In both her creative memoirs, Suleri quietly welds the history, politics and culture of Pakistan alongside anecdotes of family life. Her second memoir, Boys Will Be Boys, is dominated by the full-blooded personality of her father. He had always said that this would be the title of his autobiography. She felt it her duty to write the book as an elegy to him soon after he died. The sparse prose is more informal, more confident than in Meatless Days and each chapter is preceded and defined by an Urdu couplet or phrase. Suleri has also woven in glimpses of life in Maine with her American husband, Austin Goodyear. They were married for 15 years and he died shortly after the book was published. In a chapter which moves with ease between Lahore and Vermont, she describes her trip along with Austin to Kipling’s Vermont house where she had been invited to lecture. There, in her husband’s company, she recalls with irony, Kipling’s famous words, ‘Oh East is East and West is West and never the twain shall meet.’

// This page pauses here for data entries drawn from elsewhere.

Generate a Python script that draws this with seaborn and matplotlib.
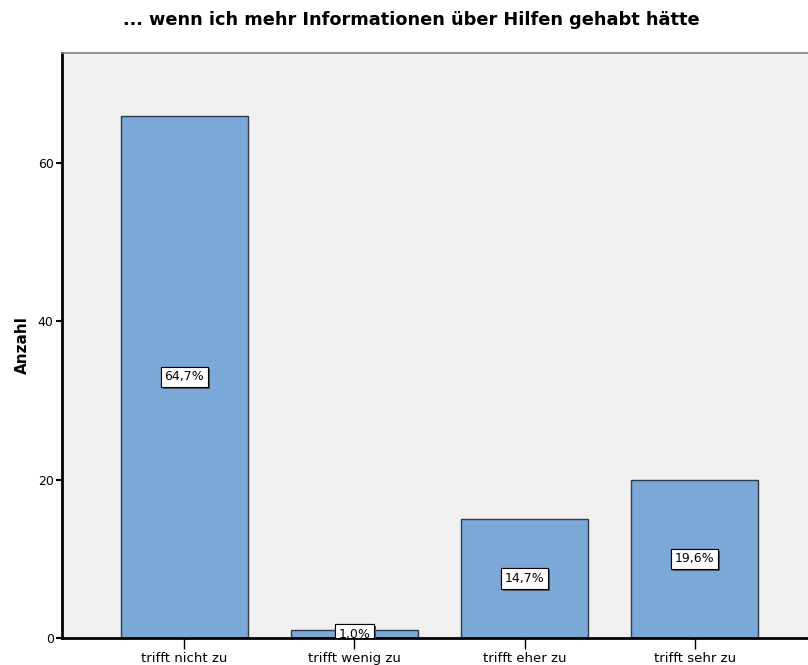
import pandas as pd
import seaborn as sns
from matplotlib import pyplot as plt
from matplotlib import patheffects as pe

title = '... wenn ich mehr Informationen über Hilfen gehabt hätte'
categories = ['trifft nicht zu', 'trifft wenig zu', 'trifft eher zu', 'trifft sehr zu']
counts = [66, 1, 15, 20]
percentLabels = ['64,7%', '1,0%', '14,7%', '19,6%']
yTicks = [0, 20, 40, 60]

df = pd.DataFrame({'Kategorie': categories, 'Anzahl': counts})

sns.set_style('white')
plt.rcParams['font.family'] = ['DejaVu Sans']
plt.rcParams['text.color'] = 'black'
plt.rcParams['axes.labelcolor'] = 'black'
plt.rcParams['xtick.color'] = 'black'
plt.rcParams['ytick.color'] = 'black'

fig = plt.figure(figsize=(8.08, 6.65), dpi=100)
ax = fig.add_axes([62 / 808, 27 / 665, 755 / 808, 585 / 665])
ax.set_facecolor('#F0F0F0')

sns.barplot(data=df, x='Kategorie', y='Anzahl', color='#7BA8D6', saturation=1,
            width=0.75, edgecolor='#2E3B4A', linewidth=1.0, ax=ax)

for i, (val, lab) in enumerate(zip(counts, percentLabels)):
    t = ax.text(i, val / 2, lab, ha='center', va='center', fontsize=9,
                bbox=dict(boxstyle='square,pad=0.3', fc='white', ec='black', lw=0.8),
                clip_on=True, zorder=5)
    t.get_bbox_patch().set_path_effects([pe.withSimplePatchShadow(offset=(1.5, -1.5), shadow_rgbFace='#4A5A6A', alpha=1), pe.Normal()])

ax.set_xlim(-0.72, 3.72)
ax.set_ylim(0, 73.9)
ax.set_yticks(yTicks)
ax.set_xlabel('')
ax.set_ylabel('Anzahl', fontsize=11, fontweight='bold', labelpad=6)
ax.tick_params(axis='y', direction='out', length=4, width=1.5, labelsize=9, pad=2, left=True)
ax.tick_params(axis='x', direction='out', length=8, width=1, labelsize=9.5, pad=2, bottom=True)

for side in ['left', 'bottom']:
    ax.spines[side].set_color('black')
    ax.spines[side].set_linewidth(2)
for side in ['top', 'right']:
    ax.spines[side].set_color('#808080')
    ax.spines[side].set_linewidth(1.2)

fig.text(411 / 808, 1 - 20 / 665, title, ha='center', va='center', fontsize=12.8, fontweight='bold')

fig.savefig('out.png', dpi=100)
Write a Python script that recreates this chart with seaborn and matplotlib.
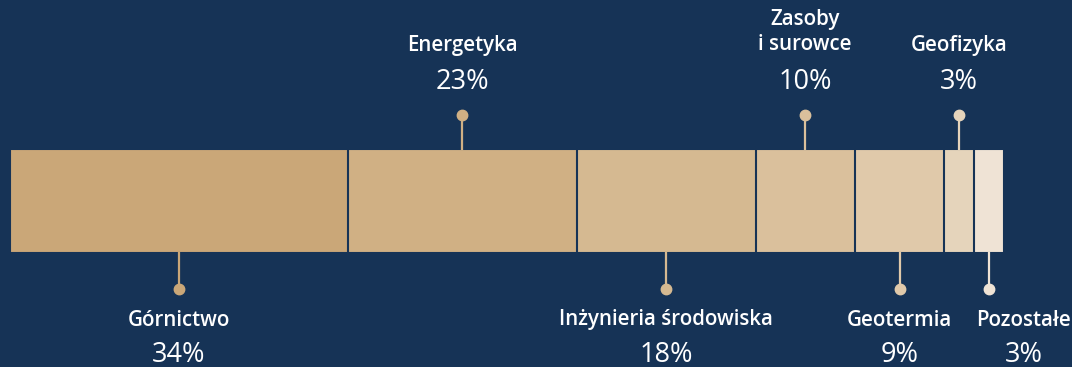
import matplotlib
matplotlib.use("Agg")
import matplotlib.pyplot as plt
import seaborn as sns
import numpy as np
import pandas as pd

# ---- data ----
categories = ["Górnictwo", "Energetyka", "Inżynieria środowiska", "Zasoby\ni surowce",
              "Geotermia", "Geofizyka", "Pozostałe"]
values = [34, 23, 18, 10, 9, 3, 3]
pct_labels = ["34%", "23%", "18%", "10%", "9%", "3%", "3%"]
sides = ["below", "above", "below", "above", "below", "above", "below"]
colors = ["#caa778", "#d0b084", "#d5b991", "#dac09c", "#e0c9aa", "#e5d4bb", "#efe3d5"]

BG = "#163356"

sns.set_theme(style="white")
plt.rcParams["font.family"] = ["Open Sans", "DejaVu Sans"]

W, H = 1072, 367
fig = plt.figure(figsize=(W / 100, H / 100), dpi=100, facecolor=BG)
ax = fig.add_axes([0, 0, 1, 1])
ax.set_facecolor(BG)

# pixel-based layout helpers (layout only)
x0_px, x1_px = 10, 1004
ppu = (x1_px - x0_px) / 100.0
bar_top_px, bar_bot_px = 149, 253
ypu = bar_bot_px - bar_top_px
yc_px = (bar_top_px + bar_bot_px) / 2


def px_x(p):
    return (p - x0_px) / ppu


def px_y(p):
    return (p - yc_px) / ypu


ax.set_xlim(px_x(0), px_x(W))

cum = np.cumsum(values)
df = pd.DataFrame({"cat": categories, "value": values, "cum": cum, "color": colors})

# stacked bar: draw cumulative totals from largest to smallest
for i in range(len(df) - 1, -1, -1):
    sns.barplot(x=[df["cum"][i]], y=["bar"], orient="h", color=df["color"][i],
                saturation=1, width=1.0, edgecolor=BG, linewidth=1.5, ax=ax)

ax.set_ylim(px_y(H), px_y(0))
ax.set_axis_off()

starts = cum - np.array(values)
centers = starts + np.array(values) / 2.0

LBL = dict(color="white", ha="center", va="center", fontsize=14.8, fontweight="semibold")
PCT = dict(color="white", ha="center", va="center", fontsize=19.5)

for i, row in df.iterrows():
    cx = centers[i]
    c = row["color"]
    label = row["cat"]
    tx = cx
    if label == "Pozostałe":
        tx = px_x(1024)
    if sides[i] == "above":
        ax.plot([cx, cx], [px_y(150), px_y(115)], color=c, lw=1.6, solid_capstyle="butt", zorder=5)
        ax.plot([cx], [px_y(115)], "o", color=c, ms=7.5, zorder=6)
        if "\n" in label:
            l1, l2 = label.split("\n")
            ax.text(tx, px_y(19), l1, **LBL)
            ax.text(tx, px_y(45), l2, **LBL)
        else:
            ax.text(tx, px_y(45), label, **LBL)
        ax.text(tx, px_y(82), pct_labels[i], **PCT)
    else:
        ax.plot([cx, cx], [px_y(252), px_y(289)], color=c, lw=1.6, solid_capstyle="butt", zorder=5)
        ax.plot([cx], [px_y(289)], "o", color=c, ms=7.5, zorder=6)
        ax.text(tx, px_y(320), label, **LBL)
        ax.text(tx, px_y(355), pct_labels[i], **PCT)

fig.savefig("out.png", dpi=100, facecolor=BG)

Kipling is among the writers she details in her critical work, The Rhetoric of English India, which explores the images of the subcontinent created by words, rhetoric and writing across two centuries from Edmund Burke and Fanny Parkes to E.M. Forster, V.S. Naipaul and Salman Rushdie. “The subject has always engaged me,” she says, “but there has been too much written about the coloniser and the colonised and I wished to talk about the anxiety of The Empire, so that the notion that the coloniser was absolutely strong and safe and in command of his power was a total myth. I wanted to point out the coloniser’s fears. I found ample examples of that. I thought Naipaul and Rushdie were important in that Naipaul is a rather troubled colonial remnant. His early works, such as The House of Mr Biswas, are so funny and so loving about Trinidad, but the works that came later are so grim. The writing gets better but the narration becomes so self-punishing that you have to wonder why. I wrote about Rushdie’s Shame because I thought it was one of his worst books.”
We speak for a while about colonial women’s writings and the Englishwoman’s perception of The Empire, which Suleri has explored in Rhetoric largely through the writings of Fanny Parkes. She points out that whereas Burke, Hastings and other male colonisers expounded theories and wrote copious reports, the female coloniser was consigned to record “the picturesque” through her diaries or her sketches of nature, natives and landscapes. She says, “When we look back as cultural historians or anthropologists, we ask which is more valuable? The report or the diary? Sometimes the diary carries far more information than a bureaucratic report. She also makes the pertinent comment that the writings of Fanny Parkes, illustrated by herself, were tales of where she went and who she met, but they did not have to be censored because in the patriarchal eyes of The Empire, she was but a woman!
During her Karachi visit, she also gave a reading at The Second Floor, which was followed by a lively question-and-answer session in which she said that English was the first language of those brought up in English-medium schools. They should not feel guilty about using the language for creative purposes but they must find a way of saying that English is one of the many vernaculars that exist in Pakistan.